By PHIL BARBER
THE PRESS DEMOCRAT
The NCL III drew a lot of arched eyebrows in 2011 when the league announced it was going to 8-man football. Traditionalists wondered whether anyone would come out to watch this quirky version of the sport, and some warned that fewer kids would sign up to play.
Four years later, 8-man football isn’t just thriving, it’s growing. Tomales, Calistoga and Upper Lake have joined the existing teams of the NCL III this year, creating a 10-school league that is the largest in the region in terms of membership.
The influx of competition makes the NCL III hard to handicap and plenty of fun to watch. Here are a few things to note as the small schools get to work.
MAKING THE TRANSITION
Tomales and Calistoga are, relative to the other campuses in this league, fairly large schools with strong football traditions. For that reason, you might expect them to become the immediate favorites in the realigned NCL III.
But neither of these teams has played 8-man football before. Their ability to compete for a league title may hinge on how quickly they can adapt to the game.

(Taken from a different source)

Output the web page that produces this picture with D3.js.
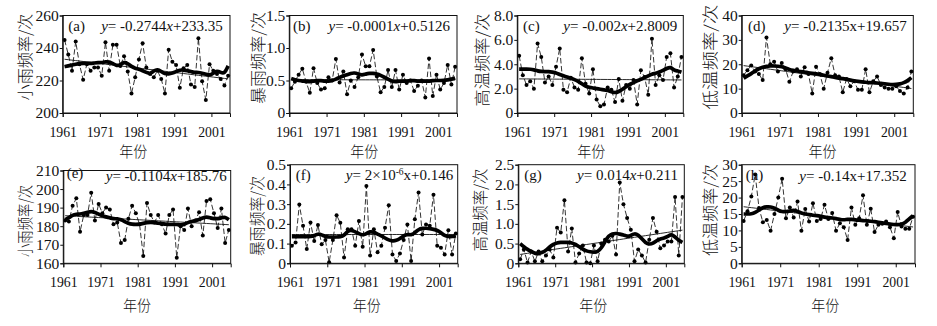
<!DOCTYPE html>
<html><head><meta charset="utf-8">
<script src="https://cdn.jsdelivr.net/npm/d3@7"></script>
<style>body{margin:0;background:#fff}</style>
</head><body>
<svg id="c" width="937" height="326"></svg>
<script>
// ---------- DATA ----------
const years = d3.range(1961, 2006);
const xTickYears = [1961, 1971, 1981, 1991, 2001];

// (a) 小雨频率 (period 1)
const lightRainA = [245,236,226,244,230,220.5,230,226,228,228,223,243.5,226,242,242,229,235,225.5,212,222,233,243,228,224,222,226,221,212,239,231.5,229.5,215.5,227.5,229.5,217.5,216,246,219.5,208,230,226,224,221,217,223];
const lightRainSmoothA = [228.5,229,229.5,230,230.5,230.5,230.5,230.5,230.8,231,231,231.5,231.5,230.5,229,229.5,231.5,230.5,228.5,227.5,227,226,225,224,226,227,225.5,224,224,224.5,225.5,226.5,226.5,226,225.5,225,225,224.5,224,223,224.5,226,225,224,229];
// (b) 暴雨频率
const rainstormB = [0.38,0.48,0.59,0.68,0.48,0.31,0.69,0.46,0.36,0.38,0.55,0.5,0.83,0.47,0.64,0.29,0.5,0.4,0.55,0.9,0.72,0.72,0.97,0.56,0.32,0.4,0.66,0.4,0.66,0.36,0.59,0.46,0.5,0.34,0.42,0.5,0.24,0.84,0.26,0.59,0.36,0.46,0.74,0.44,0.71];
const rainstormSmoothB = [0.53,0.51,0.5,0.49,0.49,0.48,0.49,0.5,0.5,0.49,0.49,0.5,0.52,0.55,0.57,0.59,0.61,0.62,0.6,0.58,0.6,0.61,0.61,0.6,0.58,0.55,0.52,0.49,0.48,0.49,0.49,0.49,0.5,0.5,0.49,0.49,0.49,0.49,0.5,0.5,0.5,0.5,0.51,0.52,0.54];
// (c) 高温频率
const heatC = [4.7,3.1,2.3,2.6,2.0,5.7,4.6,2.5,3.0,2.3,3.8,5.3,1.9,1.7,2.9,2.1,1.9,4.5,2.4,1.6,3.6,1.1,0.55,0.7,2.1,1.9,0.9,2.8,1.0,2.3,2.0,2.7,0.7,3.5,2.95,1.5,6.1,2.3,3.1,2.7,4.6,4.9,2.1,3.0,4.6];
const heatSmoothC = [3.6,3.6,3.6,3.6,3.55,3.45,3.4,3.4,3.4,3.35,3.3,3.15,3.05,2.95,2.85,2.75,2.6,2.4,2.2,2.1,2.05,2.0,1.95,1.9,1.85,1.75,1.65,1.75,1.95,2.15,2.35,2.5,2.65,2.75,2.9,3.05,3.2,3.25,3.35,3.5,3.65,3.8,3.5,3.45,3.35];
// (d) 低温频率
const coldD = [15.5,17.5,19.5,17,16,13.5,31,20,21,17,20.5,18,12.8,17,18,15,18.8,16,8,19,16,10,16.5,22.5,15.5,15,8.5,14,11,13,9.5,9.5,18,8.5,13,15,11.5,10.5,10,10,11,9,8,10.5,17];
const coldSmoothD = [14.3,15.2,16.1,17.3,18.2,18.8,19.2,19.3,19.3,19.2,19,18.5,17.8,17.5,17.2,17,16.8,16.5,16.3,16.1,15.8,15.5,15.2,14.9,14.6,14.3,14.1,13.8,13.5,13.2,13,12.8,12.6,12.5,12.4,12.3,12.2,12,11.8,11.6,11.7,11.9,12.4,13.2,14.5];
// (e) 小雨频率 (period 2)
const lightRainE = [183,182.5,191,195,177,186,186,198,183,192,187,190,189,181,182,171,172.5,184,191,187,181,164,192.5,186,182,186,181,176,186,189,163,180,178,189.5,180,183,187.5,175,193.5,194.5,187,179,189.5,171,178];
const lightRainSmoothE = [183.5,184.5,186,186.5,186.5,187,187.5,188,187.5,186.5,185.5,185,184.5,184,184,183.5,182.5,181.5,181,181,181,181.5,182,182,182,181.5,181.5,181,181,181,181,180.5,181,182,182.5,183,183.5,184.5,185,184.5,184,184,184.5,185,183.5];
// (f) 暴雨频率
const rainstormF = [0.089,0.106,0.298,0.19,0.072,0.207,0.113,0.194,0.096,0.118,0.005,0.118,0.244,0.205,0.029,0.173,0.173,0.089,0.214,0.084,0.392,0.039,0.173,0.056,0.089,0.18,0.295,0.045,0.012,0.05,0.118,0.197,0.012,0.224,0.359,0.146,0.197,0.19,0.348,0.089,0.079,0.045,0.168,0.045,0.151];
const rainstormSmoothF = [0.135,0.135,0.135,0.135,0.135,0.135,0.14,0.15,0.145,0.135,0.133,0.133,0.133,0.135,0.14,0.165,0.168,0.16,0.15,0.142,0.15,0.162,0.158,0.148,0.14,0.128,0.118,0.113,0.115,0.125,0.14,0.148,0.142,0.155,0.172,0.178,0.178,0.176,0.172,0.168,0.155,0.14,0.135,0.135,0.14];
// (g) 高温频率
const heatG = [0.1,0.35,0.02,0.3,0.05,0.3,0.05,0.2,0.35,0.15,0.9,0.78,1.6,0.3,0.88,0.02,0.25,0.45,0.02,0.0,0.45,0.05,0.5,0.6,0.55,0.7,0.22,2.05,1.5,1.15,0.85,0.05,0.35,0.2,0.02,0.6,1.15,0.8,0.38,0.45,0.55,0.55,1.68,0.2,1.68];
const heatSmoothG = [0.5,0.42,0.35,0.3,0.25,0.24,0.27,0.33,0.42,0.48,0.52,0.53,0.53,0.53,0.52,0.48,0.42,0.36,0.31,0.29,0.28,0.29,0.38,0.55,0.7,0.75,0.76,0.74,0.72,0.68,0.7,0.76,0.72,0.62,0.52,0.48,0.5,0.58,0.62,0.64,0.68,0.74,0.67,0.58,0.53];
// (h) 低温频率
const coldH = [12.9,15.8,20.3,27,16.8,12.5,13.2,9.9,15,20,25.7,13.7,17,13.9,18.8,9.9,16.5,12.7,18.3,12.9,13.5,17.8,13.5,15.3,9.9,12.2,11,7.1,17,11.7,13.7,20.7,11.7,16.6,9.5,11.7,12,12.7,11,7.6,15.6,11.2,10.5,10.5,14.2];
const coldSmoothH = [15,15,15,15.4,16.2,17,17.2,17.2,16.8,16.1,15.7,15.7,15.9,16.2,15.8,15.3,15,14.8,14.6,14.5,14.3,14,13.9,13.8,13.6,13.3,13.2,13.4,13.4,13.2,13.1,13,12.9,12.8,12.7,12.5,12.3,12.1,11.9,11.8,11.7,11.9,12.4,13.5,14.5];

// tick values
const yTicksA = [200,220,240,260];
const yTicksB = [0,0.5,1.0,1.5];
const yTicksC = [0,2,4,6,8];
const yTicksD = [0,10,20,30,40];
const yTicksE = [160,170,180,190,200,210];
const yTicksF = [0,0.1,0.2,0.3,0.4,0.5];
const yTicksG = [0,0.5,1.0,1.5,2.0,2.5];
const yTicksH = [0,5,10,15,20,25,30];
const yDecimals = [0,1,1,0,0,1,1,0];

// labels & regression
const panelLabels = ["(a)","(b)","(c)","(d)","(e)","(f)","(g)","(h)"];
const yTitles = ["小雨频率/次","暴雨频率/次","高温频率/次","低温频率/次","小雨频率/次","暴雨频率/次","高温频率/次","低温频率/次"];
const xTitle = "年份";
const slopes = [-0.2744,-0.0001,-0.002,-0.2135,-0.1104,2e-6,0.014,-0.14];
const intercepts = [233.35,0.5126,2.8009,19.657,185.76,0.146,0.211,17.352];
const slopeTexts = ["-0.2744","-0.0001","-0.002","-0.2135","-0.1104","2×10","0.014","-0.14"];
const slopeSup = ["","","","","","-6","",""];
const interceptTexts = ["233.35","0.5126","2.8009","19.657","185.76","0.146","0.211","17.352"];
const xItalic = [true,true,true,false,true,false,true,false];

// ---------- LAYOUT ----------
const layout = [
  {l:62.7,r:230,t:15.5,b:113, yt:[25,57,87], xt:-13, xtY:157, lab:68.3, labY:30.5, eqR:222.7, eqY:30.5},
  {l:289.3,r:457,t:15.5,b:113, yt:[258,58,92], xt:-9, xtY:157, lab:293, labY:30.5, eqR:450, eqY:30.5},
  {l:517.3,r:683.3,t:15.5,b:113, yt:[482,60,93], xt:-9, xtY:157, lab:523, labY:30.5, eqR:677.3, eqY:30.5},
  {l:741.7,r:913.3,t:15.5,b:113, yt:[710,57,105], xt:-5, xtY:157, lab:748, labY:30.5, eqR:906.7, eqY:30.5},
  {l:63.3,r:230.7,t:170.5,b:263.3, yt:[25,221,72], xt:-10, xtY:311, lab:66.7, labY:178, eqR:226.7, eqY:180.5},
  {l:290,r:457.7,t:164.7,b:263.3, yt:[257,216,80], xt:-7, xtY:311, lab:295.7, labY:179.5, eqR:453.3, eqY:180},
  {l:518.3,r:684.3,t:164.7,b:263.3, yt:[480,210,83], xt:-8, xtY:311, lab:524.3, labY:179.5, eqR:678, eqY:180},
  {l:741.7,r:915,t:164.7,b:263.3, yt:[710,210,92], xt:-3, xtY:311, lab:745.7, labY:180, eqR:906.7, eqY:180.5}
];

const panels = [
  {data: lightRainA, smooth: lightRainSmoothA, ticks: yTicksA},
  {data: rainstormB, smooth: rainstormSmoothB, ticks: yTicksB},
  {data: heatC, smooth: heatSmoothC, ticks: yTicksC},
  {data: coldD, smooth: coldSmoothD, ticks: yTicksD},
  {data: lightRainE, smooth: lightRainSmoothE, ticks: yTicksE},
  {data: rainstormF, smooth: rainstormSmoothF, ticks: yTicksF},
  {data: heatG, smooth: heatSmoothG, ticks: yTicksG},
  {data: coldH, smooth: coldSmoothH, ticks: yTicksH}
];

const SERIF = "'Liberation Serif','Times New Roman',serif";
const CJK = "'Noto Sans CJK SC','Noto Sans CJK JP',sans-serif";
const INK = "#111";
const svg = d3.select("#c");

panels.forEach((p, i) => {
  const L = layout[i];
  const x = d3.scaleLinear().domain([years[0] - 0.5, years[years.length - 1] + 0.5]).range([L.l, L.r]);
  const y = d3.scaleLinear().domain([p.ticks[0], p.ticks[p.ticks.length - 1]]).range([L.b, L.t]);
  const g = svg.append("g");

  // trend line
  const trend = years.map((yr, k) => ({yr, v: slopes[i] * (k + 1) + intercepts[i]}));
  g.append("path").datum(trend)
    .attr("d", d3.line().x(d => x(d.yr)).y(d => y(d.v)))
    .attr("fill", "none").attr("stroke", INK).attr("stroke-width", 0.9);

  // dashed observation line
  const obs = years.map((yr, k) => ({yr, v: p.data[k]}));
  g.append("path").datum(obs)
    .attr("d", d3.line().x(d => x(d.yr)).y(d => y(d.v)))
    .attr("fill", "none").attr("stroke", INK).attr("stroke-width", 0.85)
    .attr("stroke-dasharray", "5.5,2.5");

  // smoothed thick line
  const sm = years.map((yr, k) => ({yr, v: p.smooth[k]}));
  g.append("path").datum(sm)
    .attr("d", d3.line().curve(d3.curveBasis).x(d => x(d.yr)).y(d => y(d.v)))
    .attr("fill", "none").attr("stroke", "#000").attr("stroke-width", 3.7)
    .attr("stroke-linejoin", "round");

  // dots
  g.selectAll("circle.pt").data(obs).join("circle")
    .attr("cx", d => x(d.yr)).attr("cy", d => y(d.v)).attr("r", 2).attr("fill", "#000");

  // frame
  g.append("rect").attr("x", L.l).attr("y", L.t).attr("width", L.r - L.l).attr("height", L.b - L.t)
    .attr("fill", "none").attr("stroke", INK).attr("stroke-width", 1);

  // y axis
  const dec = yDecimals[i];
  const ya = g.append("g").attr("transform", `translate(${L.l},0)`)
    .call(d3.axisLeft(y).tickValues(p.ticks).tickSize(3).tickPadding(1)
      .tickFormat(d => d === 0 ? "0" : d.toFixed(dec)));
  ya.select(".domain").attr("stroke", INK);
  ya.selectAll("line").attr("stroke", INK);
  ya.selectAll("text").attr("font-family", SERIF).attr("font-size", 15.5).attr("fill", INK);

  // x axis (ticks at category boundaries)
  const xa = g.append("g").attr("transform", `translate(0,${L.b})`)
    .call(d3.axisBottom(x).tickValues(xTickYears.map(v => v - 0.5)).tickSize(4)
      .tickFormat(d => String(d + 0.5)));
  xa.select(".domain").attr("stroke", INK);
  xa.selectAll("line").attr("stroke", INK);
  xa.selectAll("text").attr("font-family", SERIF).attr("font-size", 15.5).attr("fill", INK)
    .attr("y", 24).attr("dy", 0).attr("textLength", 27.5).attr("lengthAdjust", "spacingAndGlyphs");

  // x title
  g.append("text").attr("x", (L.l + L.r) / 2 + L.xt).attr("y", L.xtY)
    .attr("text-anchor", "middle").attr("font-family", CJK).attr("font-weight", 300)
    .attr("font-size", 15).attr("fill", INK)
    .attr("textLength", 28).attr("lengthAdjust", "spacingAndGlyphs").text(xTitle);

  // y title
  g.append("text").attr("transform", `translate(${L.yt[0] + 6},${L.yt[1]}) rotate(-90)`)
    .attr("text-anchor", "middle").attr("font-family", CJK).attr("font-weight", 300)
    .attr("font-size", 16).attr("fill", INK)
    .attr("textLength", L.yt[2]).attr("lengthAdjust", "spacingAndGlyphs").text(yTitles[i]);

  // panel label
  g.append("text").attr("x", L.lab).attr("y", L.labY).attr("font-family", SERIF).attr("font-size", 15)
    .attr("fill", INK).text(panelLabels[i]);

  // equation
  const eq = g.append("text").attr("x", L.eqR).attr("y", L.eqY).attr("text-anchor", "end")
    .attr("font-family", SERIF).attr("font-size", 15).attr("fill", INK);
  eq.append("tspan").attr("font-style", "italic").text("y");
  eq.append("tspan").text("= " + slopeTexts[i]);
  if (slopeSup[i]) {
    eq.append("tspan").attr("font-size", 9.5).attr("dy", -5.5).text(slopeSup[i]);
    eq.append("tspan").attr("dy", 5.5).attr("font-style", xItalic[i] ? "italic" : "normal").text("x");
  } else {
    eq.append("tspan").attr("font-style", xItalic[i] ? "italic" : "normal").text("x");
  }
  eq.append("tspan").text("+" + interceptTexts[i]);
});
</script>
</body></html>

“It’s hard to stay still at this point,” Tomales coach Dominic Sacheli said. “I am confident in the kids we have. I know we can put eight really good players on the field. But there’s a little bit of anxiety about not knowing — especially when the first game we play is against Mendocino (at Tomales on Sept. 5). We know they’re a pretty good team.”
Tomales will be relying heavily on four returning seniors: quarterback Johnny Barajas, running back and linebacker Ty Evenich, running back/defensive back Andres Cuevas and two-way lineman Eli Gutierrez.
Calistoga will be looking for big contributions from three of its seniors: lineman Oscar Perez, linebacker and tight end Edgar Avina, and Jorge Polanco, who will play center and either linebacker or defensive line.
IN WITH THE OLD
Making the switch even trickier for Tomales and Calistoga is the fact that both have new head coaches in 2015. Of course, neither is a stranger to his program.
Sacheli was born in West Marin County, in the Inverness-Point Reyes area, and he graduated from Tomales High in 2002. He came back in 2007 to coach the Braves’ JV football team. Sacheli spent five years as JV head coach, then assisted longtime Tomales varsity coach Leon Feliciano.
Feliciano stepped down after running the program for 19 years.
Calistoga coach Mike Ervin, meanwhile, has deep ties to Redwood Empire football and lots of familiarity with the Wildcats. He coached the team from 2006-09 and compiled a league record of 15-10 in the NCL II.
Last year, Calistoga had 15 players ruled academically ineligible and had to scrap its JV program. So Ervin is stressing grades and accountability this year. Every Monday, each of his players begins the week with five points. Miss a class or get too many tardies, you lose a point. If a kid has dropped four points by Thursday, he’ll sit on the bench for a half the next night. If he loses all five points he won’t play at all.
“The athletic director will give me a printout every day of who has and hasn’t done their homework. They get to see me after practice,” Ervin said. “Because there is more to it than football.”
THE SOTO FACTOR
Anderson Valley, the defending NCL III champion, has every reason to be optimistic as the 2015 season opens. The Panthers went undefeated in 10 games last year, and they welcome back Cesar Soto, one of the most dynamic players in the league.
Soto was the league’s offensive MVP as a junior last year after slicing up defenses as a running back. He was also one of Anderson Valley’s best defenders as a linebacker.
The Panthers’ have other key players coming back, too, like seniors Will Lemons, Erin Perez, Jared Johnston and Alejandro Gutierrez, and junior Tony Pardini.
SEARCHING FOR A SUCCESSOR
When league MVP Reed Carter graduated in the spring of 2014, he left huge shoes to fill at Mendocino. Amazingly, Preston Salmans’ feet were just about the right size. Salmans wound up being voted the NCL III defensive MVP in 2014, and was a monster on the other side of the ball, too, as he ran for 1,120 yards and 16 touchdowns, and passed for 1,054 yards and another 15 scores.
But Salmans, too, has graduated now, leaving Mendocino with the task of replacing yet another superstar. Among the players coach Theron Miller is looking at to replace Salmans by committee are junior quarterback Colten Tavarez, junior lineman Damien Duncan (who will play some running back, too) and senior cornerback Jose Cuevas.
You can bet some teams are hoping to catch up with the Cardinals, who have gone 16-1 in league play over Miller’s three seasons.
BEWARE OF PIRATES
One NCL III team that shouldn’t be overlooked: Point Arena. Coming off a solid 5-4 season (4-2 in league), the Pirates have a legitimate shot at their first banner since 2011. Their core strength is the returning backfield duo of Cody Cissna and Joby Baker. Cissna, now a senior, ran for 1,202 yards and 13 touchdowns last year. Baker, still just a junior, chipped in with 688 yards and nine scores.